> [Exercise brief]
Exactly the lines from the one that contains "Emit a web page" to the one that contains "const borders = satisfaction.map((v, i)", both lines included, should be copied, and no others.

++++++

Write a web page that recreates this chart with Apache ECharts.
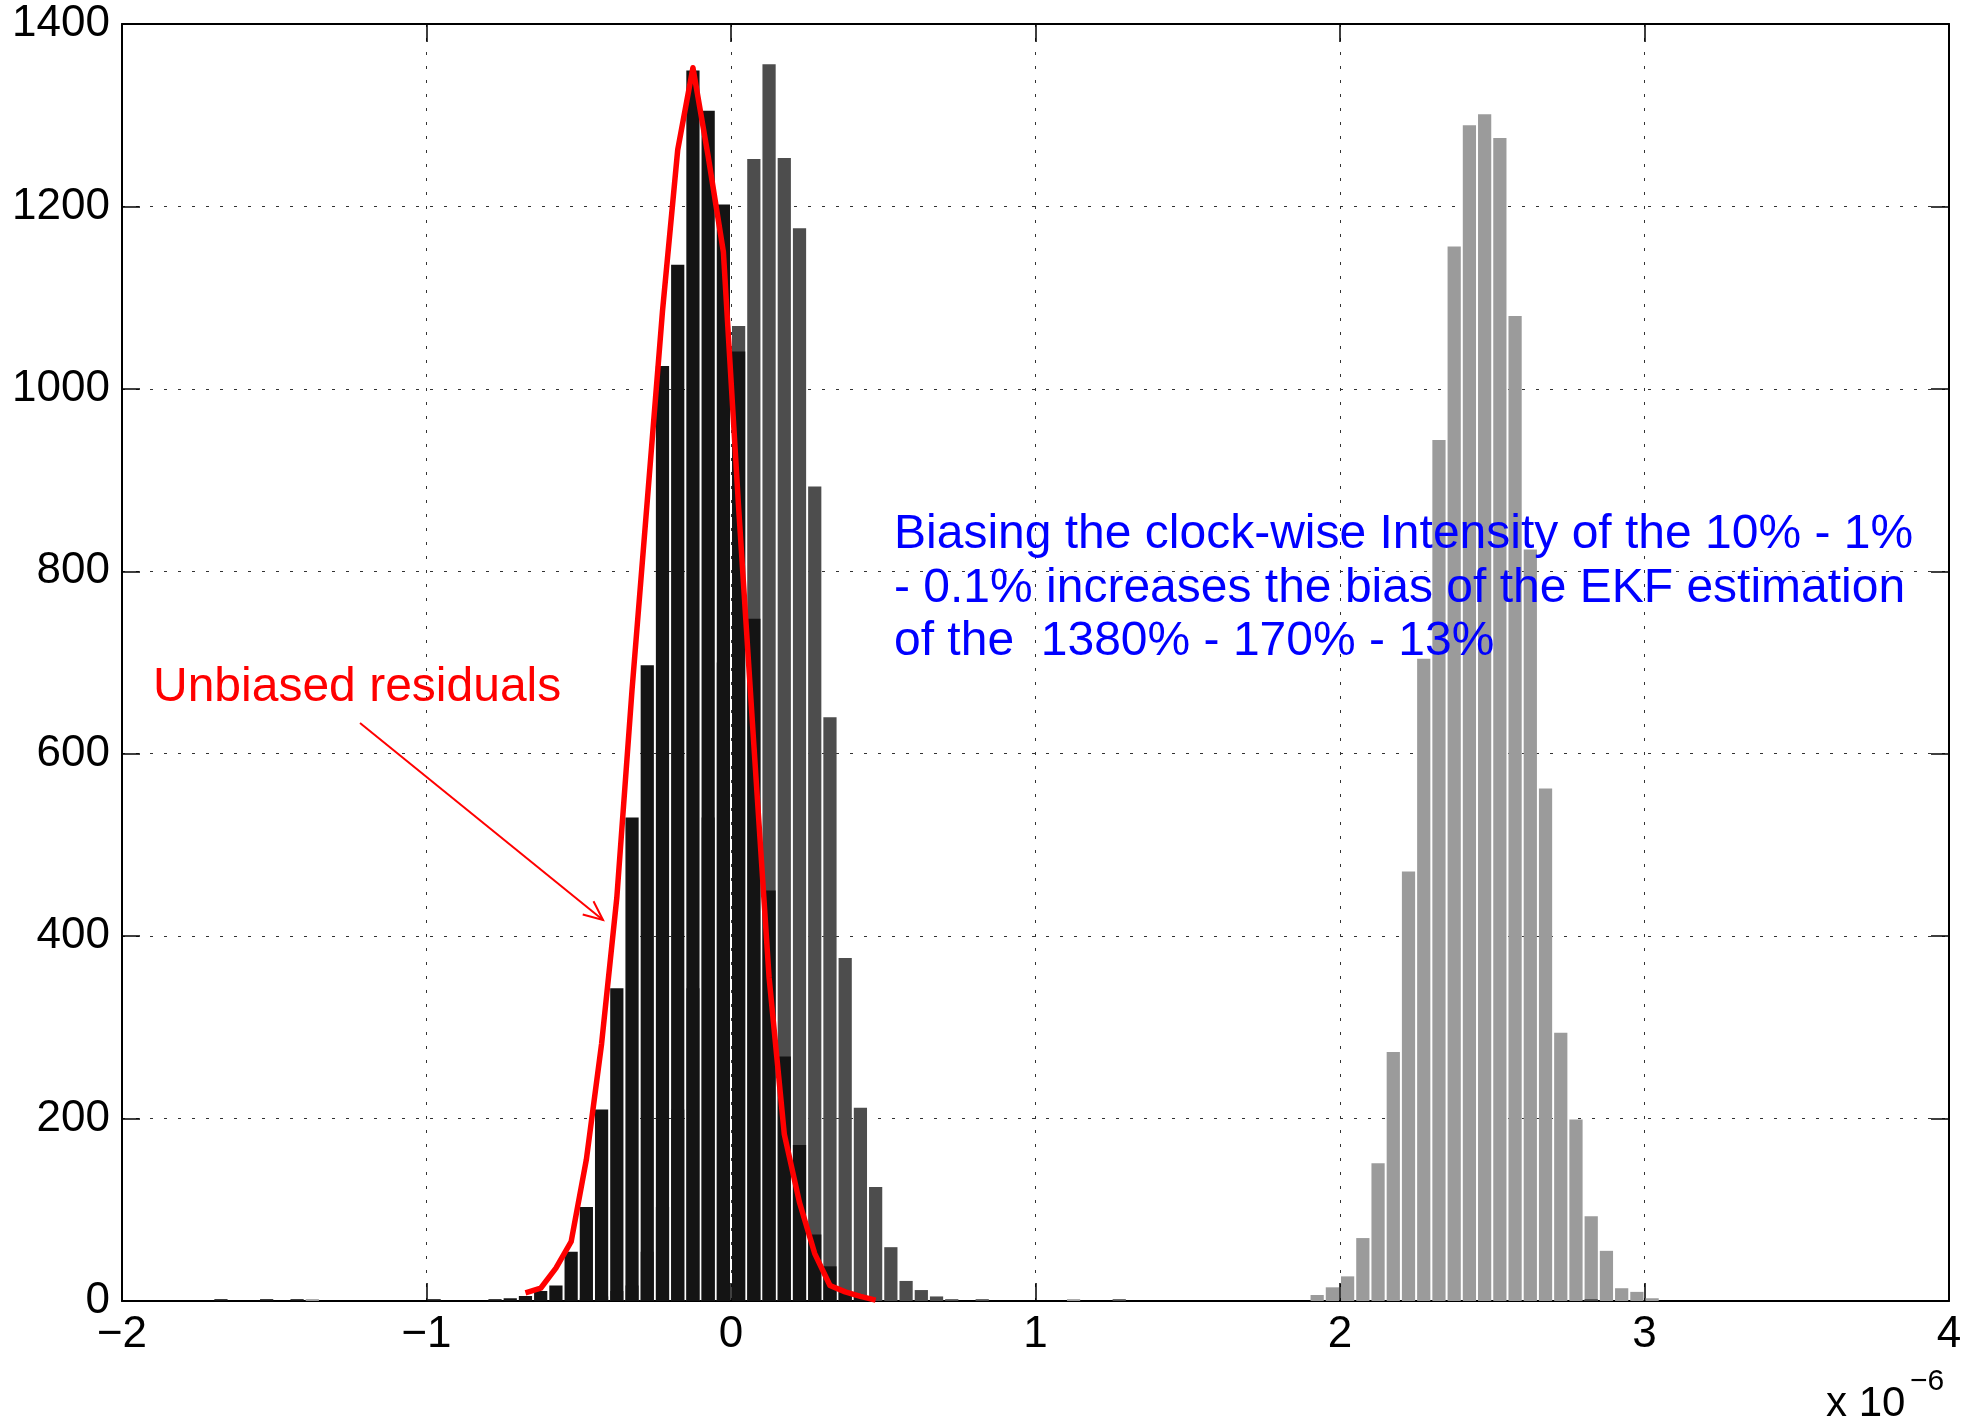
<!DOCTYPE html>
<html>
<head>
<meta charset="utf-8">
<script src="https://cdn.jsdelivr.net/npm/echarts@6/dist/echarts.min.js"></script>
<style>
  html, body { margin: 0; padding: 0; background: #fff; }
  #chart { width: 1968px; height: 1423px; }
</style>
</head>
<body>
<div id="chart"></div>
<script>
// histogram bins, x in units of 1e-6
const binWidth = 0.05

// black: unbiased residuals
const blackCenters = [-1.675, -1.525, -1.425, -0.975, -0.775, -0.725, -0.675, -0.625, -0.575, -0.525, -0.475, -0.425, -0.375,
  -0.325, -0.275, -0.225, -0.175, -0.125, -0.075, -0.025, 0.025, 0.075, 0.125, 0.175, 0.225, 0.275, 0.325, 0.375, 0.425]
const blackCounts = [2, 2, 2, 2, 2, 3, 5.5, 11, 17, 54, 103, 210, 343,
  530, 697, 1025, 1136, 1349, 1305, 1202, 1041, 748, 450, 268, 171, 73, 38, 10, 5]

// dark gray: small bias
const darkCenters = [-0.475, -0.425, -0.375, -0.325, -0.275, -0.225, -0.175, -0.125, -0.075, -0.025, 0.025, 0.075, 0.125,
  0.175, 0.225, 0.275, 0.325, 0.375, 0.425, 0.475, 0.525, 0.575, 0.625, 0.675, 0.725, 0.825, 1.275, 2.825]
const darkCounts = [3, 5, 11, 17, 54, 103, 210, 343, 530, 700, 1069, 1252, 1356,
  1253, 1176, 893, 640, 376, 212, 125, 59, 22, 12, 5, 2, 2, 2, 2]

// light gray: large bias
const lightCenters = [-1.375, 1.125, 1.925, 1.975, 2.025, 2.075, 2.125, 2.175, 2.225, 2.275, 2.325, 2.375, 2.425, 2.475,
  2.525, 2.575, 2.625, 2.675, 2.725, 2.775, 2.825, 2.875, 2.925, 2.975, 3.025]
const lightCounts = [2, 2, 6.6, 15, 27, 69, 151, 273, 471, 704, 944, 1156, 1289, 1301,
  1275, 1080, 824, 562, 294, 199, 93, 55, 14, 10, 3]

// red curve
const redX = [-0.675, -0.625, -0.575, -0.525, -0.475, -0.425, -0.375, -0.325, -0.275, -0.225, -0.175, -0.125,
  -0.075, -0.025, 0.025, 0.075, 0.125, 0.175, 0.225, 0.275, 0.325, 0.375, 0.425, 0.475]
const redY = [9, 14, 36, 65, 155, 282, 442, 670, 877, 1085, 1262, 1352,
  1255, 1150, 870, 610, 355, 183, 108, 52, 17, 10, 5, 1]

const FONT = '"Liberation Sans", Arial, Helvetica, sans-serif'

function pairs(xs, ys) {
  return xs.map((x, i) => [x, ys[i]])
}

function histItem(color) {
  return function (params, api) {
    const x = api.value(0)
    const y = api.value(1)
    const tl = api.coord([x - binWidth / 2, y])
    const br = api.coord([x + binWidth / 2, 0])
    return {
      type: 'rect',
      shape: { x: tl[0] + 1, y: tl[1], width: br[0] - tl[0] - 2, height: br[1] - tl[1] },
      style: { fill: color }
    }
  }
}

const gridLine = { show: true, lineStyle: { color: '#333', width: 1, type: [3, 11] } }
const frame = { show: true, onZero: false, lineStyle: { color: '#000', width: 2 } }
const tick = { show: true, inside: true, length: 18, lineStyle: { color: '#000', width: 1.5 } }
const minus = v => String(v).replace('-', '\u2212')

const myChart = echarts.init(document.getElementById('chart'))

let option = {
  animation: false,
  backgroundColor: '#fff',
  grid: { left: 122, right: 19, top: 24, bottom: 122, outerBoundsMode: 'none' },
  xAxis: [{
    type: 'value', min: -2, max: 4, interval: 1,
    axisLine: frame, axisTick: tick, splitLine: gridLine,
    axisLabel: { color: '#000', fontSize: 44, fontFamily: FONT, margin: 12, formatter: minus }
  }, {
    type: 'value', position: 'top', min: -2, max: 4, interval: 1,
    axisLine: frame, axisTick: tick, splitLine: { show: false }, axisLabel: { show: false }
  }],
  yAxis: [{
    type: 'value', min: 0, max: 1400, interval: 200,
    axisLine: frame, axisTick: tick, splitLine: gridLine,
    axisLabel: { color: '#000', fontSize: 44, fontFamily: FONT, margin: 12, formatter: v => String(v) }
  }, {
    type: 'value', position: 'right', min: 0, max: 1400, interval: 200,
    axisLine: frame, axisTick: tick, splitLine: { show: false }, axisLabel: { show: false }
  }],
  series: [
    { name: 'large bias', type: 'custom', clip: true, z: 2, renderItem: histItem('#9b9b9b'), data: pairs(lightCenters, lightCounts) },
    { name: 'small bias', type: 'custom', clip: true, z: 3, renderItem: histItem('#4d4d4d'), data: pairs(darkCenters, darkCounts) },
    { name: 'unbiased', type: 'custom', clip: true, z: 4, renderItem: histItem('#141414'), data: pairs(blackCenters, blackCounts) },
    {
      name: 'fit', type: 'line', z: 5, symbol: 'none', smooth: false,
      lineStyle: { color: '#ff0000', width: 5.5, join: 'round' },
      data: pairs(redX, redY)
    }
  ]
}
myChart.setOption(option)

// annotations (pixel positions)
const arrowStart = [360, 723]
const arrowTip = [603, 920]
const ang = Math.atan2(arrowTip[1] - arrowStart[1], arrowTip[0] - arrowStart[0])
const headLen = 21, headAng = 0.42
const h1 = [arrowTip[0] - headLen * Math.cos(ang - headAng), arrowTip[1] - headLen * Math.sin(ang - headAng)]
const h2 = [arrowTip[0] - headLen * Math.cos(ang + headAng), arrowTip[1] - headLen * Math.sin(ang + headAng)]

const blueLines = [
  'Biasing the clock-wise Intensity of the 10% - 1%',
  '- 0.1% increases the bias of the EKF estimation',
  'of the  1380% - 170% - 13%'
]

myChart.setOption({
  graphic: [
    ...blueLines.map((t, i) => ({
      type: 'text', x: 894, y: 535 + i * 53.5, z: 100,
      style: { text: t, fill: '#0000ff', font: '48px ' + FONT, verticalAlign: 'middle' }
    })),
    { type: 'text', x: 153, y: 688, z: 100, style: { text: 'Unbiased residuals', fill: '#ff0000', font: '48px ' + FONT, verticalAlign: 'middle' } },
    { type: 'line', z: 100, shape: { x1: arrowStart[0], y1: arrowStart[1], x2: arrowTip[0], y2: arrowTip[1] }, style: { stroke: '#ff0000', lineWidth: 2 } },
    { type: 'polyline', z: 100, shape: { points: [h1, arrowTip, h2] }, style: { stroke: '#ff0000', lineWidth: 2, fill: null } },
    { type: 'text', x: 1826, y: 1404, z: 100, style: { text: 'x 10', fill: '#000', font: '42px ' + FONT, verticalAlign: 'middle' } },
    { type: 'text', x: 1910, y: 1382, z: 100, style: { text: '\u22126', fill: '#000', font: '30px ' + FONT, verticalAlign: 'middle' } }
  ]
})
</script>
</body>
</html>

++++++

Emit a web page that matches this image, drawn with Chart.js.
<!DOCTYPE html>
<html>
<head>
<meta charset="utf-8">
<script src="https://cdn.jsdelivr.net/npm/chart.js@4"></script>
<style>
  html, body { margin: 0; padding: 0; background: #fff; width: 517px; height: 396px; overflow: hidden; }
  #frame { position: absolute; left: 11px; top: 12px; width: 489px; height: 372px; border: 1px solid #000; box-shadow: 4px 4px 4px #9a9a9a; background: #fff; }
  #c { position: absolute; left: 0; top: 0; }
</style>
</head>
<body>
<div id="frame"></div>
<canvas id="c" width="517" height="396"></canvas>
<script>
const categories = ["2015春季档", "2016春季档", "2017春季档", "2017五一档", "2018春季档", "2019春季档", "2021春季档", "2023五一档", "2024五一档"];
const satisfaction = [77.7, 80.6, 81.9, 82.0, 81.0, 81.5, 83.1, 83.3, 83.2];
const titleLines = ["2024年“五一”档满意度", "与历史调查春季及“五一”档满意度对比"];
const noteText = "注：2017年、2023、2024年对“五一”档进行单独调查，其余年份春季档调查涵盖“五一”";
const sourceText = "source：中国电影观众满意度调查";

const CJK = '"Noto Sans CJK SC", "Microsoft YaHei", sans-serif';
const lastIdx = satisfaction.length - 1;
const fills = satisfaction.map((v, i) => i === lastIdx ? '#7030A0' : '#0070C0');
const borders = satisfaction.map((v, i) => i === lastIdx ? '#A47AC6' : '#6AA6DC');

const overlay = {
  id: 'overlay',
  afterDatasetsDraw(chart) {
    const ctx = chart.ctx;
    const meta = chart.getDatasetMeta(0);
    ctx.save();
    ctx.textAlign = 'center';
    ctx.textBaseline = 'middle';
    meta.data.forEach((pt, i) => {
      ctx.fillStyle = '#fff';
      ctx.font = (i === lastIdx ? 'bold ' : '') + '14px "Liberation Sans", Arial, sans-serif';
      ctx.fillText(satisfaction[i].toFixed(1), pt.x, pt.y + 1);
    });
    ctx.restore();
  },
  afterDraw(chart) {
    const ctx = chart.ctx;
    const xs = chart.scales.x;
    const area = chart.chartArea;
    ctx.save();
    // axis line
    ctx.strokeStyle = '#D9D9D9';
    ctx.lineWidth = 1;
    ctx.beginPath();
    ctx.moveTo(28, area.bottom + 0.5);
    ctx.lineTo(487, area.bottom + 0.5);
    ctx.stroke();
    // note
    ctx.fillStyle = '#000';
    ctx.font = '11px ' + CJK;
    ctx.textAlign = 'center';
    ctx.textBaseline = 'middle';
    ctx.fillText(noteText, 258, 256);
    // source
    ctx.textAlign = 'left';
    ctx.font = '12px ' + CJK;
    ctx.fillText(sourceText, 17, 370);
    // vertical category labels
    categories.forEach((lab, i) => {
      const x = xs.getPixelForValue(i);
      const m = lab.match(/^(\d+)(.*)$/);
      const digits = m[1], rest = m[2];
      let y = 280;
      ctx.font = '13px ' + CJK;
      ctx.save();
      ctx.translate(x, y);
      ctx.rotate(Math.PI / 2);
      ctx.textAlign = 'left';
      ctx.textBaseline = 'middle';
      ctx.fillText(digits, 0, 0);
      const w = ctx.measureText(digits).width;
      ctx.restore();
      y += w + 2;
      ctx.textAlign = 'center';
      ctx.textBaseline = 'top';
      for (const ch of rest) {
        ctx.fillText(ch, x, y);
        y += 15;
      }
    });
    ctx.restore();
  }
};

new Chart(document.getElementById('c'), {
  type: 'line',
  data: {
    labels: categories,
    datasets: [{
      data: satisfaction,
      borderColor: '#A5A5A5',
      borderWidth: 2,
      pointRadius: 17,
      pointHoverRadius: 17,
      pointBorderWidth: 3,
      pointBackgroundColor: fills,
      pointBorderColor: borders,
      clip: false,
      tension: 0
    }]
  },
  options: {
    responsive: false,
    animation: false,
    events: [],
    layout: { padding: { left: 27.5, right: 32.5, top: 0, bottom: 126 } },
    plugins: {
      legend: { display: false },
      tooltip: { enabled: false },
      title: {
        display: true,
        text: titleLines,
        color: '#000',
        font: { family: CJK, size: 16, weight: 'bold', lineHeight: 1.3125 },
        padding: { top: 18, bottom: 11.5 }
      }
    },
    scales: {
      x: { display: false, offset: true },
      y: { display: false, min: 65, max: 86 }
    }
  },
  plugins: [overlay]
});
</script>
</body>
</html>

++++++

> [The completed task]
Emit a web page that matches this image, drawn with Chart.js.
<!DOCTYPE html>
<html>
<head>
<meta charset="utf-8">
<script src="https://cdn.jsdelivr.net/npm/chart.js@4"></script>
<style>
  html, body { margin: 0; padding: 0; background: #fff; width: 517px; height: 396px; overflow: hidden; }
  #frame { position: absolute; left: 11px; top: 12px; width: 489px; height: 372px; border: 1px solid #000; box-shadow: 4px 4px 4px #9a9a9a; background: #fff; }
  #c { position: absolute; left: 0; top: 0; }
</style>
</head>
<body>
<div id="frame"></div>
<canvas id="c" width="517" height="396"></canvas>
<script>
const categories = ["2015春季档", "2016春季档", "2017春季档", "2017五一档", "2018春季档", "2019春季档", "2021春季档", "2023五一档", "2024五一档"];
const satisfaction = [77.7, 80.6, 81.9, 82.0, 81.0, 81.5, 83.1, 83.3, 83.2];
const titleLines = ["2024年“五一”档满意度", "与历史调查春季及“五一”档满意度对比"];
const noteText = "注：2017年、2023、2024年对“五一”档进行单独调查，其余年份春季档调查涵盖“五一”";
const sourceText = "source：中国电影观众满意度调查";

const CJK = '"Noto Sans CJK SC", "Microsoft YaHei", sans-serif';
const lastIdx = satisfaction.length - 1;
const fills = satisfaction.map((v, i) => i === lastIdx ? '#7030A0' : '#0070C0');
const borders = satisfaction.map((v, i) => i === lastIdx ? '#A47AC6' : '#6AA6DC');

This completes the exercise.